Text-to-video generation represents one of the most accessible forms of AI content creation. Describe a scene in words, and AI models like Sora and Veo transform your description into dynamic video. But there's a significant gap between basic prompting and truly compelling results.
This guide walks through the complete text-to-video workflow—from initial concept through final export—sharing techniques that separate amateur attempts from professional-quality output.
Phase 1: Concept Development
Start with Clear Intentions
Before writing a single prompt, clarify what you're trying to create:
- Purpose: What will this video accomplish? Entertainment, education, marketing, art?
- Audience: Who will watch this? What resonates with them?
- Platform: Where will this be shared? Platform requirements affect aspect ratio, duration, and style.
- Mood: What emotional response should the video evoke?
- Style: Photorealistic? Animated? Cinematic? Abstract?
Taking time to answer these questions before generating prevents wasted iterations and focuses your creative energy.
Research and Reference
Great AI videos often start with inspiration from existing work:
- Collect reference videos that capture elements you want to achieve
- Study how cinematographers describe camera movements and compositions
- Note specific visual details that make scenes compelling
- Build a vocabulary of terms you can incorporate into prompts
Phase 2: Prompt Engineering
The Anatomy of Effective Prompts
Well-structured prompts typically include several key components:
Subject and Action: Who or what is in the scene, and what are they doing?
Setting and Environment: Where does this take place? What surrounds the subject?
Camera and Movement: How is the scene captured? What perspective? Is the camera moving?
Lighting and Atmosphere: What's the quality of light? What mood does the environment convey?
Style and Treatment: What visual style should the output emulate?
Technical Parameters: Resolution, aspect ratio, duration preferences.
From Basic to Professional: Prompt Evolution
Let's see how adding detail transforms results:
Basic prompt:
"A dog running in a park"
Improved prompt:
"Golden retriever running joyfully through a sunny park, tongue out, tail wagging, green grass, blue sky with scattered clouds"
Professional prompt:
"A golden retriever in mid-stride, running directly toward camera through a sun-dappled park lawn, tongue lolling happily, ears flowing back, late afternoon golden hour light casting long shadows, shallow depth of field with soft bokeh background of oak trees, slow motion 120fps captured at 4K, cinematic color grading with warm tones"
Key insight: Professional prompts don't just describe what's in the scene—they describe how it should look and feel when captured on film.
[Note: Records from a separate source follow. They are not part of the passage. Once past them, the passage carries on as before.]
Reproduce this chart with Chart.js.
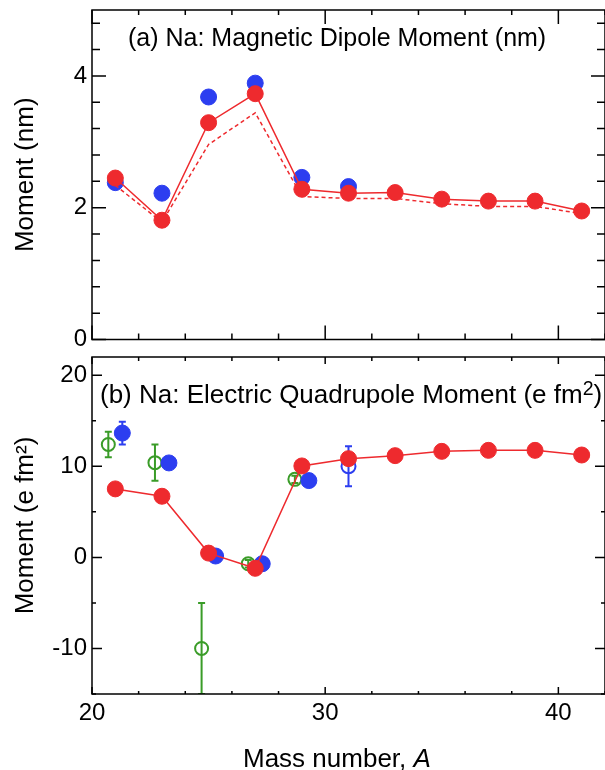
<!DOCTYPE html>
<html>
<head>
<meta charset="utf-8">
<script src="https://cdn.jsdelivr.net/npm/chart.js@4.4.1/dist/chart.umd.min.js"></script>
<style>
  html, body { margin: 0; padding: 0; background: #fff; }
  #wrap { position: relative; width: 605px; height: 770px; overflow: hidden;
          font-family: 'Liberation Sans', Arial, sans-serif; color: #000; }
  canvas { position: absolute; left: 0; }
  .txt { position: absolute; white-space: nowrap; font-size: 25px; line-height: 25px; }
  .sup { font-size: 75%; vertical-align: 0.42em; }
</style>
</head>
<body>
<div id="wrap">
  <canvas id="topChart" width="605" height="350" style="top:0"></canvas>
  <canvas id="bottomChart" width="605" height="420" style="top:350px"></canvas>
  <div class="txt" style="left:128px; top:25px;">(a) Na: Magnetic Dipole Moment (nm)</div>
  <div class="txt" style="left:100px; top:375px; font-size:26px; line-height:26px;">(b) Na: Electric Quadrupole Moment (e fm<span class="sup">2</span>)</div>
  <div class="txt" style="left:243px; top:745px; font-size:26px; line-height:26px;">Mass number, <i>A</i></div>
</div>
<script>
// ---- data ----
const massNumbers = [21, 23, 25, 27, 29, 31, 33, 35, 37, 39, 41];

// (a) magnetic dipole moment (nm)
const muCalc       = [2.45, 1.81, 3.29, 3.73, 2.28, 2.22, 2.23, 2.13, 2.10, 2.10, 1.95];
const muCalcDashed = [2.34, 1.78, 2.96, 3.44, 2.17, 2.14, 2.14, 2.06, 2.02, 2.02, 1.91];
const muExpA = [21, 23, 25, 27, 29, 31];
const muExp  = [2.38, 2.22, 3.68, 3.89, 2.46, 2.32];

// (b) electric quadrupole moment (e fm2)
const qCalc = [7.52, 6.71, 0.47, -1.2, 10.04, 10.84, 11.17, 11.64, 11.75, 11.75, 11.24];
const qBlueA   = [21.3, 23.3, 25.3, 27.3, 29.3];
const qBlue    = [13.65, 10.37, 0.15, -0.7, 8.43];
const qBlueErr = [1.25, 0, 0, 0, 0];
const qBlueOpenA   = [31];
const qBlueOpen    = [10.0];
const qBlueOpenErr = [2.2];
const qGreenA   = [20.7, 22.7, 24.7, 26.7, 28.7];
const qGreen    = [12.4, 10.4, -10.0, -0.7, 8.57];
const qGreenErr = [1.4, 2.0, 5.0, 0.4, 0.4];

// tick labels
const xTicks = [20, 30, 40];
const topYTicks = [0, 2, 4];
const bottomYTicks = [-10, 0, 10, 20];

const RED = '#EE2A2E';
const BLUE = '#2C3EF0';
const GREEN = '#3A9C28';
const FONT = "'Liberation Sans', Arial, sans-serif";

function pts(xs, ys) {
    return xs.map((x, i) => ({ x: x, y: ys[i] }));
}

// frame with inward ticks on all four sides
function framePlugin(cfg) {
    return {
        id: 'frame',
        afterDraw(chart) {
            const { ctx, chartArea: a, scales: { x, y } } = chart;
            ctx.save();
            ctx.strokeStyle = '#000';
            ctx.lineWidth = 1.5;
            ctx.strokeRect(a.left, a.top, a.right - a.left, a.bottom - a.top);
            ctx.beginPath();
            let n = Math.round((x.max - x.min) / cfg.xMinor);
            for (let i = 0; i <= n; i++) {
                const v = x.min + i * cfg.xMinor;
                const major = Math.abs(v / cfg.xMajor - Math.round(v / cfg.xMajor)) < 1e-6;
                const px = x.getPixelForValue(v);
                const lb = major ? cfg.xMajorLen : cfg.xMinorLen;
                const lt = major ? cfg.xMajorLenTop : cfg.xMinorLenTop;
                ctx.moveTo(px, a.bottom); ctx.lineTo(px, a.bottom - lb);
                ctx.moveTo(px, a.top); ctx.lineTo(px, a.top + lt);
            }
            n = Math.round((y.max - y.min) / cfg.yMinor);
            for (let i = 0; i <= n; i++) {
                const v = y.min + i * cfg.yMinor;
                const major = Math.abs(v / cfg.yMajor - Math.round(v / cfg.yMajor)) < 1e-6;
                const py = y.getPixelForValue(v);
                const l = major ? cfg.yMajorLen : cfg.yMinorLen;
                ctx.moveTo(a.left, py); ctx.lineTo(a.left + l, py);
                ctx.moveTo(a.right, py); ctx.lineTo(a.right - l, py);
            }
            ctx.stroke();
            ctx.restore();
        }
    };
}

// vertical error bars with caps, drawn under the markers
function errorBarPlugin(bars) {
    return {
        id: 'errorBars',
        beforeDatasetsDraw(chart) {
            const { ctx, chartArea: a, scales: { x, y } } = chart;
            ctx.save();
            ctx.beginPath();
            ctx.rect(a.left, a.top, a.right - a.left, a.bottom - a.top);
            ctx.clip();
            bars.forEach(b => {
                ctx.strokeStyle = b.color;
                ctx.lineWidth = 2;
                b.xs.forEach((xv, i) => {
                    if (!b.err[i]) return;
                    const px = x.getPixelForValue(xv);
                    const p1 = y.getPixelForValue(b.ys[i] + b.err[i]);
                    const p2 = y.getPixelForValue(b.ys[i] - b.err[i]);
                    ctx.beginPath();
                    ctx.moveTo(px, p1); ctx.lineTo(px, p2);
                    ctx.moveTo(px - 3.5, p1); ctx.lineTo(px + 3.5, p1);
                    ctx.moveTo(px - 3.5, p2); ctx.lineTo(px + 3.5, p2);
                    ctx.stroke();
                });
            });
            ctx.restore();
        }
    };
}

function yScale(min, max, tickVals, title) {
    return {
        type: 'linear', min: min, max: max,
        afterBuildTicks(s) { s.ticks = tickVals.map(v => ({ value: v })); },
        afterFit(s) { s.width = 92; s.paddingTop = 0; s.paddingBottom = 0; },
        grid: { display: false, drawTicks: false },
        border: { display: false },
        ticks: { font: { family: FONT, size: 24 }, color: '#000', padding: 5 },
        title: { display: true, text: title, color: '#000',
                 font: { family: FONT, size: 26 }, padding: { top: 10, bottom: 0 } }
    };
}

const filledPoint = color => ({
    showLine: false, pointRadius: 8, pointBorderWidth: 1,
    pointBackgroundColor: color, pointBorderColor: color
});
const openPoint = (color, r) => ({
    showLine: false, pointRadius: r, pointBorderWidth: 2,
    pointBackgroundColor: 'rgba(0,0,0,0)', pointBorderColor: color
});

// ---- (a) top panel ----
new Chart(document.getElementById('topChart'), {
    type: 'scatter',
    data: {
        datasets: [
            Object.assign({ data: pts(massNumbers, muCalc) }, filledPoint(RED),
                { showLine: true, borderColor: RED, borderWidth: 1.5 }),
            { data: pts(massNumbers, muCalcDashed), showLine: true, borderColor: RED,
              borderWidth: 1.5, borderDash: [4, 3], pointRadius: 0 },
            Object.assign({ data: pts(muExpA, muExp) }, filledPoint(BLUE))
        ]
    },
    options: {
        responsive: false, animation: false, devicePixelRatio: 1,
        layout: { autoPadding: false, padding: { left: 0, right: -1, top: 10, bottom: 10.5 } },
        plugins: { legend: { display: false }, tooltip: { enabled: false } },
        scales: {
            x: { type: 'linear', min: 20, max: 42, display: false },
            y: yScale(0, 5, topYTicks, 'Moment (nm)')
        }
    },
    plugins: [framePlugin({
        xMinor: 2, xMajor: 10, xMajorLen: 14, xMinorLen: 6, xMajorLenTop: 14, xMinorLenTop: 5,
        yMinor: 0.4, yMajor: 2, yMajorLen: 14, yMinorLen: 8
    })]
});

// ---- (b) bottom panel ----
new Chart(document.getElementById('bottomChart'), {
    type: 'scatter',
    data: {
        datasets: [
            Object.assign({ data: pts(massNumbers, qCalc) }, filledPoint(RED),
                { showLine: true, borderColor: RED, borderWidth: 1.5 }),
            Object.assign({ data: pts(qBlueA, qBlue) }, filledPoint(BLUE)),
            Object.assign({ data: pts(qBlueOpenA, qBlueOpen) }, openPoint(BLUE, 7)),
            Object.assign({ data: pts(qGreenA, qGreen) }, openPoint(GREEN, 6.5))
        ]
    },
    options: {
        responsive: false, animation: false, devicePixelRatio: 1,
        layout: { autoPadding: false, padding: { left: 0, right: -1, top: 7, bottom: 0 } },
        plugins: { legend: { display: false }, tooltip: { enabled: false } },
        scales: {
            x: {
                type: 'linear', min: 20, max: 42,
                afterBuildTicks(s) { s.ticks = xTicks.map(v => ({ value: v })); },
                afterFit(s) { s.height = 76; s.paddingLeft = 0; s.paddingRight = 0; },
                grid: { display: false, drawTicks: false },
                border: { display: false },
                ticks: { font: { family: FONT, size: 24 }, color: '#000', padding: 5,
                         maxRotation: 0, autoSkip: false }
            },
            y: yScale(-15, 22, bottomYTicks, 'Moment (e fm²)')
        }
    },
    plugins: [
        errorBarPlugin([
            { xs: qGreenA, ys: qGreen, err: qGreenErr, color: GREEN },
            { xs: qBlueA, ys: qBlue, err: qBlueErr, color: BLUE },
            { xs: qBlueOpenA, ys: qBlueOpen, err: qBlueOpenErr, color: BLUE }
        ]),
        framePlugin({
            xMinor: 2, xMajor: 10, xMajorLen: 7, xMinorLen: 3, xMajorLenTop: 7, xMinorLenTop: 4,
            yMinor: 5, yMajor: 10, yMajorLen: 10, yMinorLen: 4
        })
    ]
});
</script>
</body>
</html>
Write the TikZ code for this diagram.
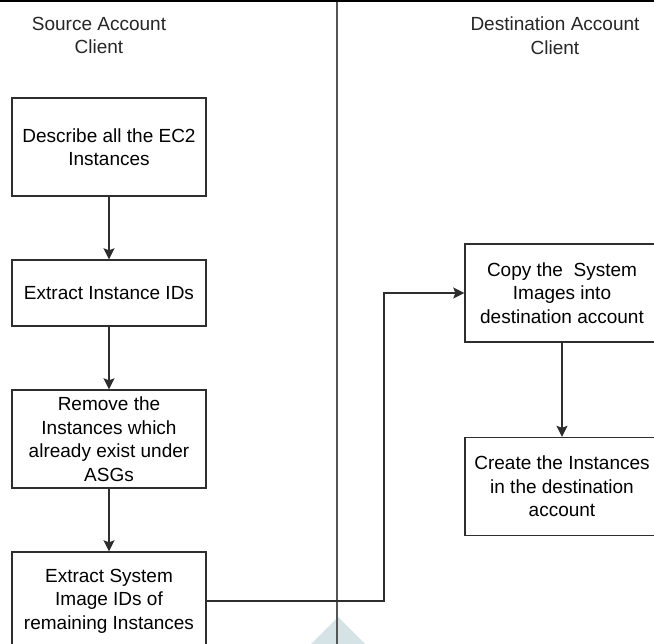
\documentclass[tikz,border=0pt]{standalone}
\usepackage{fontspec}
\setmainfont{Liberation Sans}
\usetikzlibrary{arrows.meta}
\definecolor{edge}{HTML}{2E2E2E}
\definecolor{divider}{HTML}{555555}
\definecolor{emblemtint}{HTML}{D6E3E6}
\tikzset{
  stepbox/.style={draw=edge, line width=1.4pt, rectangle, fill=white,
    minimum width=194pt, minimum height=98pt, align=center,
    font=\fontsize{19}{23.5}\selectfont, inner sep=0pt},
  shortbox/.style={stepbox, minimum height=66pt},
  title/.style={align=center, font=\fontsize{19}{23.5}\selectfont, text=black!85},
  flow/.style={draw=edge, line width=1.4pt,
    -{Stealth[length=11pt, width=11pt, inset=2pt]}},
  link/.style={draw=edge, line width=1.4pt}
}
\begin{document}
\begin{tikzpicture}[x=1pt, y=-1pt]
  \useasboundingbox (0,0) rectangle (654,644);
  \clip (0,0) rectangle (654,644);
  \fill[white] (0,0) rectangle (654,644);

  % faint emblem behind the lane divider
  \fill[emblemtint] (338,617) -- (380,659) -- (338,701) -- (296,659) -- cycle;

  % lane divider and top rule
  \coordinate (divtop) at (337,0);
  \coordinate (divbot) at (337,644);
  \draw[divider, line width=1.6pt] (divtop) -- (divbot);
  \coordinate (ruleL) at (0,0.8);
  \coordinate (ruleR) at (654,0.8);
  \draw[black, line width=2pt] (ruleL) -- (ruleR);

  % lane titles
  \node[title] (srctitle) at (99,35.5) {Source Account\\Client};
  \node[title] (dsttitle) at (555,35.5) {Destination Account\\Client};

  % source account steps
  \node[stepbox] (describe) at (109,147) {Describe all the EC2\\Instances};
  \node[shortbox] (extract) at (109,293) {Extract Instance IDs};
  \node[stepbox] (remove) at (109,439) {Remove the\\Instances which\\already exist under\\ASGs};
  \node[stepbox] (images) at (109,601) {Extract System\\Image IDs of\\remaining Instances};

  % destination account steps
  \node[stepbox] (copy) at (562,293) {Copy the~ System\\Images into\\destination account};
  \node[stepbox] (create) at (562,486.5) {Create the Instances\\in the destination\\account};

  % connectors
  \draw[flow] (describe) -- (extract);
  \draw[flow] (extract) -- (remove);
  \draw[flow] (remove) -- (images);
  \coordinate (bendA) at (384,601);
  \coordinate (bendB) at (384,293);
  \draw[flow] (images.east) -- (bendA) -- (bendB) -- (copy.west);
  \draw[flow] (copy) -- (create);
\end{tikzpicture}
\end{document}
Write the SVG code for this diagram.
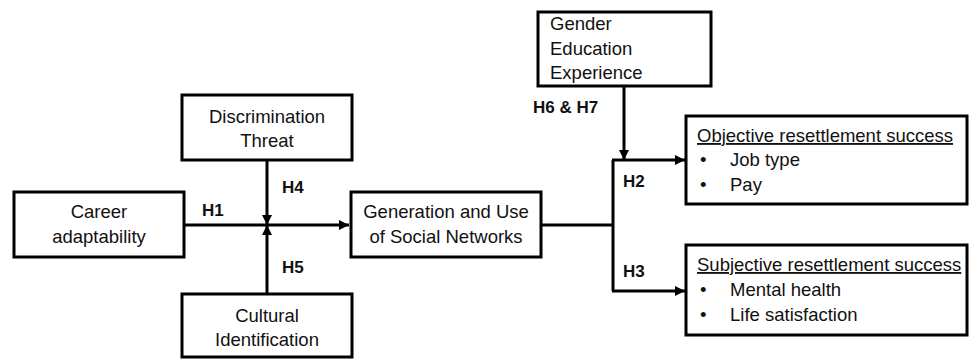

Camera Movement Vocabulary
Understanding cinematography terminology dramatically improves results:
- Tracking shot: Camera moves alongside the subject
- Dolly in/out: Camera moves toward or away from subject
- Crane shot: Camera moves vertically, often revealing scale
- Pan: Camera rotates horizontally from fixed position
- Tilt: Camera rotates vertically from fixed position
- Steadicam: Smooth, floating camera movement
- Handheld: Natural, slightly unstable camera feel
- Static: Camera remains completely still
Style Keywords That Work
Certain terms consistently influence output style:
- Cinematic: Film-like quality, professional framing
- Photorealistic: Appears genuinely photographed
- Dramatic lighting: High contrast, moody shadows
- Soft lighting: Gentle, flattering illumination
- Wide establishing shot: Shows full environment
- Close-up: Intimate focus on details
- Slow motion: Time-stretched action
- Time-lapse: Compressed time showing change
Phase 3: Generation and Iteration
First Generation: Exploration
Your first generation rarely produces the final result—and that's okay. Treat initial outputs as exploration:
- Generate multiple variants with the same prompt
- Identify what the AI captured well and what missed
- Note unexpected interpretations that might inspire new directions
- Don't judge too quickly—sometimes unconventional outputs lead to better ideas
Iterative Refinement
Based on initial results, refine your approach:
If the composition is wrong: Add more specific camera and framing instructions.
If the style doesn't match: Include more style references and descriptors.
If the mood is off: Adjust lighting and atmosphere language.
If the action is unclear: Break down movements into more explicit steps.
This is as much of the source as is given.